Priceonomics

Losing weight is one of the most popular New Year’s resolutions. As millions vow to get rid of their holiday bloat, Google searches for “gym membership” spike at the beginning of January:

“Gym Membership” on Google Search, 2004-2012. Source: LaymanPsych

While people pledge to get in shape, gyms scramble to handle new membership applications. From January to March, gyms see the biggest increase in membership sales:

Change in Membership Sales per Month, 2012-2013. Source: Club Manager Central

The first quarter of the year represents the highest growth months for new members. And the January excitement seems to last for several months. According to Mark Daly of Anytime Fitness, this is because “people are shedding clothing and getting ready for their spring and summer attire.” 
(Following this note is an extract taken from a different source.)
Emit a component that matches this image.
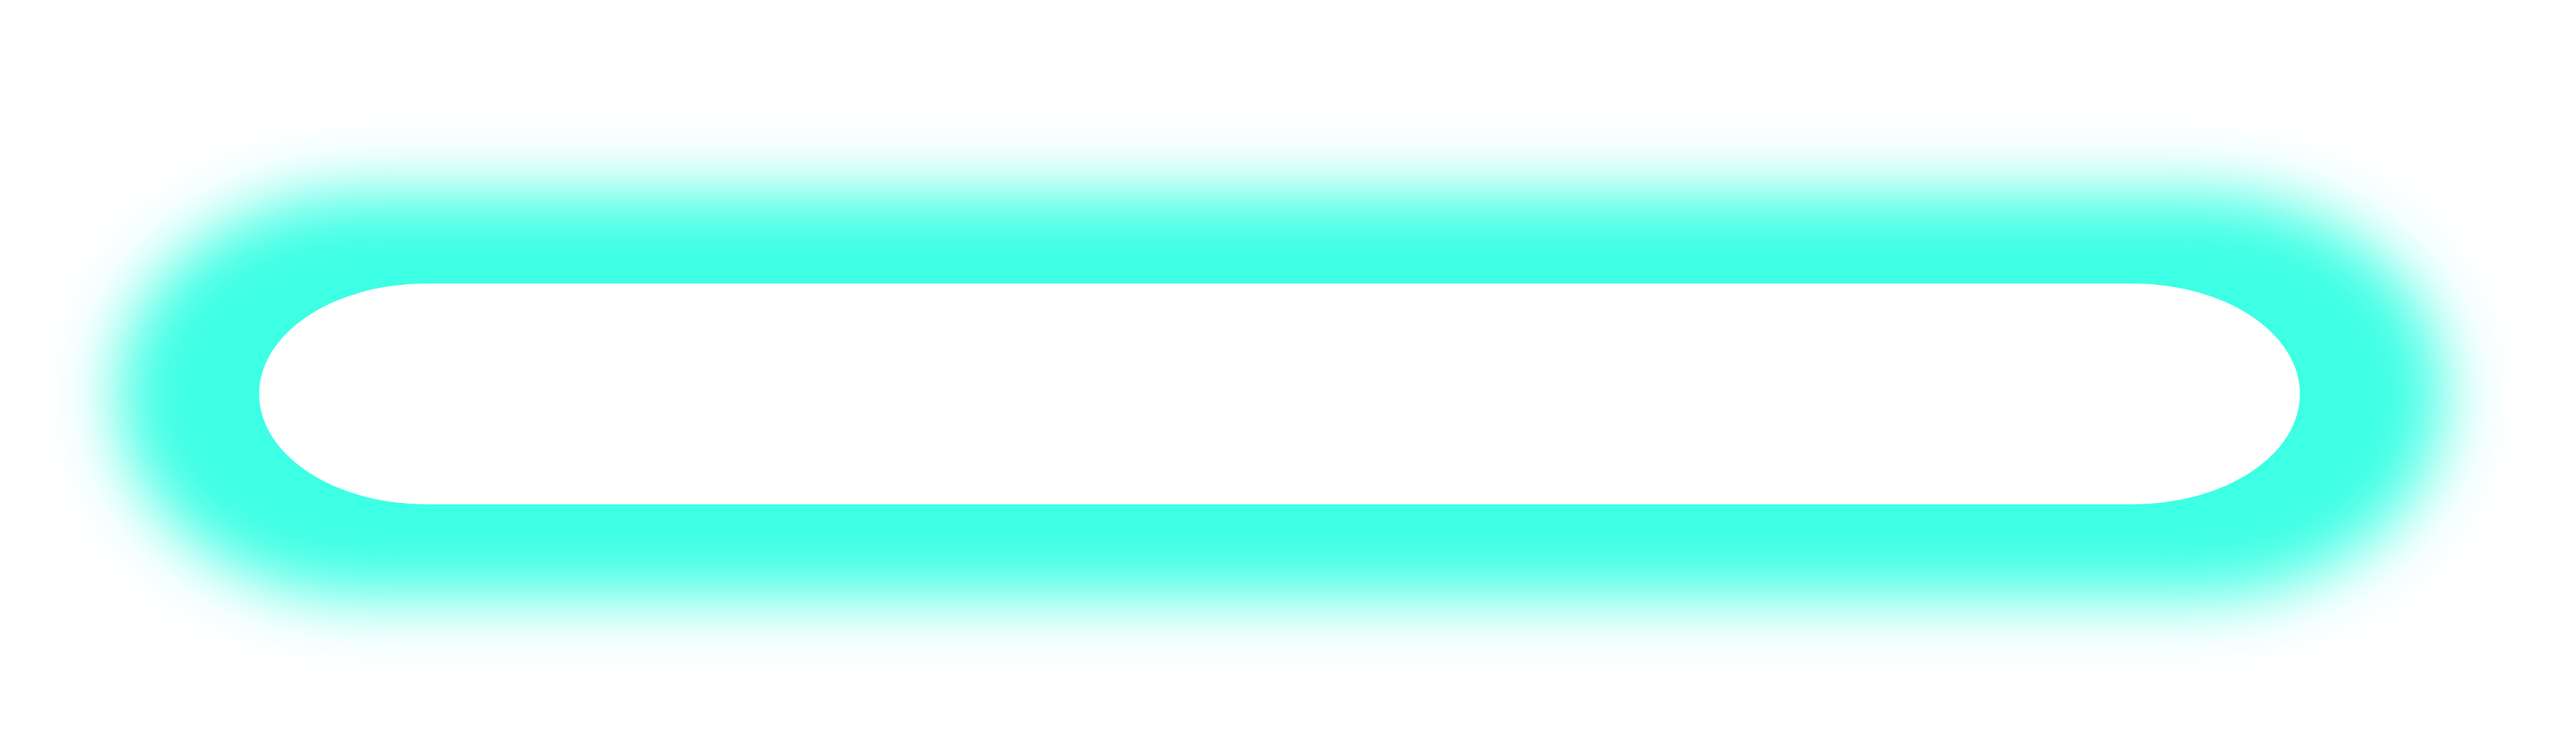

The desire to look good on the beach seems strong enough to motivate a spike in gym memberships, but not strong enough to keep people in those gyms. A 2001 study by the Fitness Industry Association found that, after about 3 months of membership, over 40% of all new members go to the gym less than 4 times a month:

Data via PT Direct

After March, the percentage of those going to the gym more than 4 times a month continues to decrease. After 8 months, 50% of new members cancel their memberships entirely:

Retention Rate for New Gym Members. Source: The Retention People

Why are we so quick to give up on the gym? Perhaps our patience with our workout runs thin, or we’ve already made our annual beach trip, or the weather is nice so we’re spending more time outside. Whatever the reason, a lot of us waste money on gym fees. According to Statistic Brain, the average monthly membership is $55, and $39 of it goes to waste because we don’t take full advantage of our memberships. 

Yet, when the clock strikes midnight on January 1, we continue the time-honored tradition of making resolutions we don’t keep. Gyms everywhere must love ringing in the new year.